Congress took up the resolution on Saturday, January 12, 1991, with the Senate passing its version of the bill sponsored by Sen. John Warner (R-VA) on a 52-47 vote along mostly party-lines. Only 10 of the upper chamber’s 55 Democratic senators voted in favor, including then-Sens. Al Gore (TN), Joe Lieberman (CT), and Harry Reid (NV) ― while only two Republicans dissented: Sen. Chuck Grassley (IA) and former Sen. Mark Hatfield (OR).

An identical House resolution sponsored by then-House Minority Leader Bob Michel (R-IL) was also passed along mostly party lines, with Republicans supportive by a margin of 164-3, while only 86 of the chamber’s 267 Democrats voted in favor. The Senate then approved the House-passed bill by unanimous consent, before it was signed into law by President George H.W. Bush on January 14, 1991 ― the day before the UN-mandated deadline ― who remarked:

“The debate on H.J. Res. 77 reflects the profound strength of our constitutional democracy. In coming to grips with the issues at stake in the Gulf, both Houses of Congress acted in the finest traditions of our country. This resolution provides unmistakable support for the international community's determination that Iraq's ongoing aggression against, and occupation of, Kuwait shall not stand.”

What has its impact been?

Operation Desert Storm kicked off on January 17, 1991, as the coalition, commanded by U.S. General Norman Schwarzkopf, began an intense aerial bombardment of the Iraqi military which lasted for 42 days. Once air superiority was established, the liberation of Kuwait began on February 24 and was completed three days later with the expulsion of the Iraqi military, who set fire to nearly 700 oil wells during their retreat (which weren’t fully extinguished until November).

The same day the ground campaign began in Kuwait, coalition forces invaded Iraq from positions in the Saudi desert, a “left hook” that caught Saddam’s military off-guard and out-flanked as they’d anticipated an amphibious invasion from the Persian Gulf. American, British, and French forces overwhelmed the Iraqis and pushed to within 150 miles of Baghdad before a ceasefire was declared on February 28, and the coalition withdrew back into Kuwait and Saudi Arabia.

During the war, the coalition suffered 292 killed (147 from hostile action) and nearly 800 wounded (500 in combat) while Iraqi casualties were estimated at between 25,000 and 50,000 killed, and more than 150,000 wounded or captured.
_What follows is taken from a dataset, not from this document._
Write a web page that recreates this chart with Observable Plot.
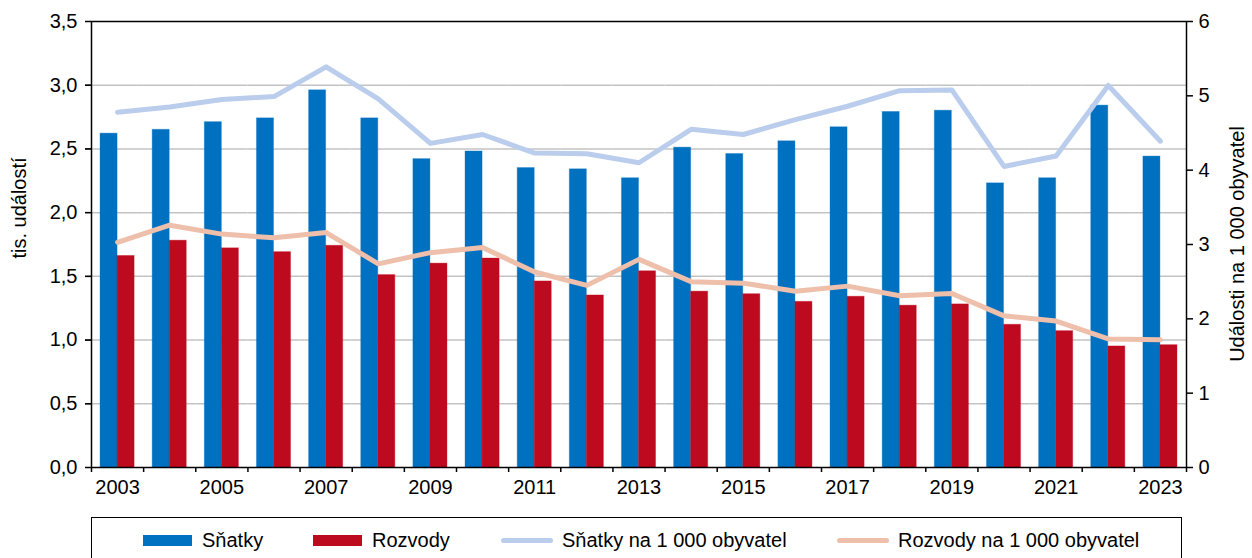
<!DOCTYPE html>
<html>
<head>
<meta charset="utf-8">
<script src="https://cdn.jsdelivr.net/npm/d3@7"></script>
<script src="https://cdn.jsdelivr.net/npm/@observablehq/plot@0.6"></script>
<style>
  html, body { margin: 0; padding: 0; background: #fff; overflow: hidden; }
  #wrap { position: relative; width: 1252px; height: 558px; font-family: "Liberation Sans", Arial, sans-serif; color: #000; }
  #wrap > .layer { position: absolute; left: 0; top: 0; }
  .ylab { position: absolute; font-size: 20px; white-space: nowrap; transform: translate(-50%, -50%) rotate(-90deg); }
  #legend { position: absolute; left: 91px; top: 517px; width: 1091px; height: 60px; border: 1.5px solid #000; box-sizing: border-box; }
  .item { position: absolute; top: 11px; height: 22px; display: flex; align-items: center; font-size: 20px; white-space: nowrap; }
  .sw { display: inline-block; width: 49px; height: 11px; margin-right: 10px; }
  .ln { display: inline-block; width: 52px; height: 5px; border-radius: 3px; margin-right: 9px; }
</style>
</head>
<body>
<div id="wrap"></div>
<script>
const years = d3.range(2003, 2024);
const seriesBars = ["Sňatky", "Rozvody"];
const seriesLines = ["Sňatky na 1 000 obyvatel", "Rozvody na 1 000 obyvatel"];
const snatky = [2.62, 2.65, 2.71, 2.74, 2.96, 2.74, 2.42, 2.48, 2.35, 2.34, 2.27, 2.51, 2.46, 2.56, 2.67, 2.79, 2.80, 2.23, 2.27, 2.84, 2.44];
const rozvody = [1.66, 1.78, 1.72, 1.69, 1.74, 1.51, 1.60, 1.64, 1.46, 1.35, 1.54, 1.38, 1.36, 1.30, 1.34, 1.27, 1.28, 1.12, 1.07, 0.95, 0.96];
const snatkyRate = [4.78, 4.85, 4.95, 4.99, 5.39, 4.96, 4.36, 4.48, 4.23, 4.22, 4.10, 4.55, 4.48, 4.68, 4.86, 5.07, 5.08, 4.05, 4.19, 5.14, 4.39];
const rozvodyRate = [3.03, 3.26, 3.14, 3.09, 3.16, 2.74, 2.89, 2.96, 2.63, 2.45, 2.80, 2.50, 2.48, 2.37, 2.44, 2.31, 2.34, 2.04, 1.97, 1.73, 1.72];
const leftTicks = [0, 0.5, 1.0, 1.5, 2.0, 2.5, 3.0, 3.5];
const gridTicks = [0.5, 1.0, 1.5, 2.0, 2.5, 3.0];
const rightTicks = [0, 1, 2, 3, 4, 5, 6];
const labelYears = years.filter(y => y % 2 === 1);
const boundaries = d3.range(years.length + 1).map(i => years[0] - 0.5 + i);
const barColors = ["#0070C0", "#BE0A1E"];
const lineColors = ["#BBCDEC", "#EEBFAA"];

const barRows = [];
years.forEach((y, i) => {
  barRows.push({year: y, series: seriesBars[0], value: snatky[i]});
  barRows.push({year: y, series: seriesBars[1], value: rozvody[i]});
});
const lineRows = [];
seriesLines.forEach((s, k) => {
  const vals = k === 0 ? snatkyRate : rozvodyRate;
  years.forEach((y, i) => lineRows.push({year: y, series: s, value: vals[i]}));
});

const W = 1252, H = 510, mL = 91, mR = 66, mT = 21, mB = 43;
const font = "Liberation Sans, Arial, sans-serif";
const comma = d => d.toFixed(1).replace(".", ",");

const p1 = Plot.plot({
  width: W, height: H, marginLeft: mL, marginRight: mR, marginTop: mT, marginBottom: mB,
  style: {fontFamily: font, fontSize: "20px", background: "white", color: "#000"},
  facet: {data: barRows, x: "year"},
  fx: {domain: years, padding: 0, axis: null, round: false},
  x: {domain: seriesBars, paddingInner: 0, paddingOuter: 0.53, axis: null, round: false},
  y: {domain: [0, 3.5], ticks: leftTicks, tickFormat: comma, tickSize: 6, tickPadding: 8, label: null},
  color: {domain: seriesBars, range: barColors},
  marks: [
    Plot.gridY(gridTicks, {stroke: "#C3C3C3", strokeOpacity: 1, strokeWidth: 1.5}),
    Plot.barY(barRows, {x: "series", y: "value", fill: "series", stroke: "series", strokeOpacity: 0.35, strokeWidth: 1})
  ]
});

const p2 = Plot.plot({
  width: W, height: H, marginLeft: mL, marginRight: mR, marginTop: mT, marginBottom: mB,
  style: {fontFamily: font, fontSize: "20px", background: "transparent", color: "#000"},
  x: {type: "linear", domain: [years[0] - 0.5, years[years.length - 1] + 0.5], axis: null},
  y: {domain: [0, 6], axis: null},
  color: {domain: seriesLines, range: lineColors},
  marks: [
    Plot.line(lineRows, {x: "year", y: "value", z: "series", stroke: "series", strokeWidth: 5, strokeLinecap: "round", strokeLinejoin: "round"}),
    Plot.frame({stroke: "#000", strokeWidth: 1.5}),
    Plot.axisX(boundaries, {tickSize: 5, tickFormat: () => "", strokeWidth: 1.5, label: null}),
    Plot.axisX(labelYears, {tickSize: 0, tickPadding: 12, tickFormat: d => String(d), label: null}),
    Plot.axisY(rightTicks, {anchor: "right", tickSize: 6, tickPadding: 6, tickFormat: d => String(d), strokeWidth: 1.5, label: null}),
    Plot.axisY(leftTicks.map(v => v * 6 / 3.5), {anchor: "left", tickSize: 6, tickFormat: () => "", strokeWidth: 1.5, label: null})
  ]
});

const wrap = document.getElementById("wrap");
p1.classList.add("layer"); p2.classList.add("layer");
wrap.appendChild(p1); wrap.appendChild(p2);

const l1 = document.createElement("div");
l1.className = "ylab"; l1.style.left = "19px"; l1.style.top = "208px"; l1.textContent = "tis. událostí";
wrap.appendChild(l1);
const l2 = document.createElement("div");
l2.className = "ylab"; l2.style.left = "1237px"; l2.style.top = "244px"; l2.textContent = "Události na 1 000 obyvatel";
wrap.appendChild(l2);

const legend = document.createElement("div");
legend.id = "legend";
const items = [
  {label: seriesBars[0], color: barColors[0], kind: "sw", left: 51},
  {label: seriesBars[1], color: barColors[1], kind: "sw", left: 221},
  {label: seriesLines[0], color: lineColors[0], kind: "ln", left: 409},
  {label: seriesLines[1], color: lineColors[1], kind: "ln", left: 745}
];
items.forEach(it => {
  const d = document.createElement("div");
  d.className = "item"; d.style.left = it.left + "px";
  const s = document.createElement("span");
  s.className = it.kind; s.style.background = it.color;
  d.appendChild(s);
  d.appendChild(document.createTextNode(it.label));
  legend.appendChild(d);
});
wrap.appendChild(legend);
</script>
</body>
</html>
The roughly 540,000 American troops in the Persian Gulf began their drawdown and withdrawal on March 10, 1991. Their presence in the Middle East would later be used by Osama bin Laden and Al Qaeda as justification for their jihad against America and the West, including the September 11th terror attacks that killed nearly 3,000 Americans, leading to the Global War on Terror.

After the Gulf War ended, Saddam maintained his grip on power by quashing an uprising in 1991 by Kurdish and Shiite forces in northern and southern Iraq. In the years that followed, his regime attempted to hide its biological, chemical, and nuclear weapons programs from UN inspectors. (Iraq had used chemical weapons on numerous occasions against Iranian troops during the Iran-Iraq war and against Kurdish rebels and had pursued nuclear ambitions for decades.)

Those refusals prompted Bush to launch a missile strike on a nuclear complex on his final day in office in 1993. Strikes were also carried by President Bill Clinton in 1998 (who signed into law a bill making Saddam’s removal U.S. policy), and President George W. Bush in 2001 in response to subsequent refusals to allow inspections.

That eventually led to the 2003 invasion of Iraq, which removed Saddam from power but didn't uncover the active weapons of mass destruction programs feared by the coalition. Over the course of the campaign and the more than eight year occupation and insurgency that followed, nearly 4,500 American servicemembers were killed in action.